Inmon’s idea is simple: build a strong, clean foundation first, then everything else becomes easier.

Ralph Kimball's Dimensional Modeling (Bottom-Up Approach)

Kimball’s Dimensional Data Warehouse collects data from different operational systems, cleans and integrates it through ETL, and stores it in a central warehouse designed using star schemas. The warehouse keeps detailed (atomic) data but organizes it in a way that is easy for reporting and analysis. In this design, fact tables store measurable business events, usually numerical values like sales amount, quantity sold, or transaction count. However, not every number is a fact. For example, a customer’s phone number or postal code is numeric, but it is not a fact because it does not represent a measurable business event. Facts answer questions like “How much?” “How many?” “How often?”

Dimension tables contain descriptive information used to filter, group, or label the facts. Examples include customer name, product category, store location, or date.

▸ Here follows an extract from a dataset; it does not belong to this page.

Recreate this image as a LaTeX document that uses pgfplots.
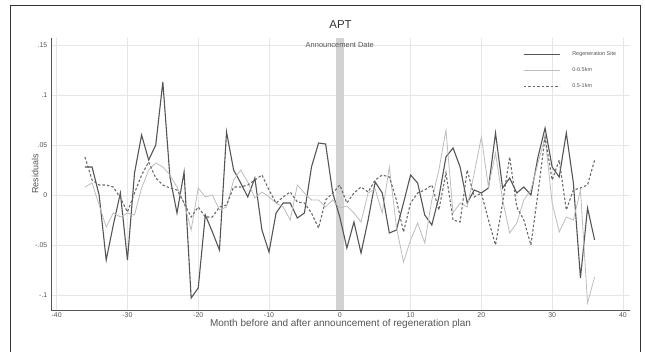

If you ask, “Total sales by product category by month,” the sales amount comes from the fact table, while product category and month come from dimension tables.

Kimball’s idea is simple: deliver useful data quickly and make it easy for people to analyze.

Hybrid Inmon-Kimball in a Medallion Architecture

A hybrid data warehouse model simply combines the strengths of both Inmon and Kimball in a modern layered setup. First, raw data lands in the Bronze layer, just as it comes from source systems. Then in the Silver layer, you apply Inmon’s approach by cleaning, integrating, and organizing the data into a structured, normalized format to create one trusted version of the truth for the whole company. This layer focuses on accuracy, consistency, and removing duplicates. Finally, in the Gold layer, you apply Kimball’s approach by transforming that clean data into easy-to-use star schemas and data marts designed for fast reporting and dashboards.

Wrapping It Up:

It doesn`t matter if you’re building a small personal project or a massive enterprise data system, the key is to start small and build in layers. Think of your data in stages that is raw data, cleaned data, and ready-to-use then pick tools that make it easy to manage, like Snowflake or Databricks. Focus on iterating and improving gradually instead of trying to do everything at once. This way, your data warehouse becomes more flexible, easier to use, and actually helpful for the people who need it.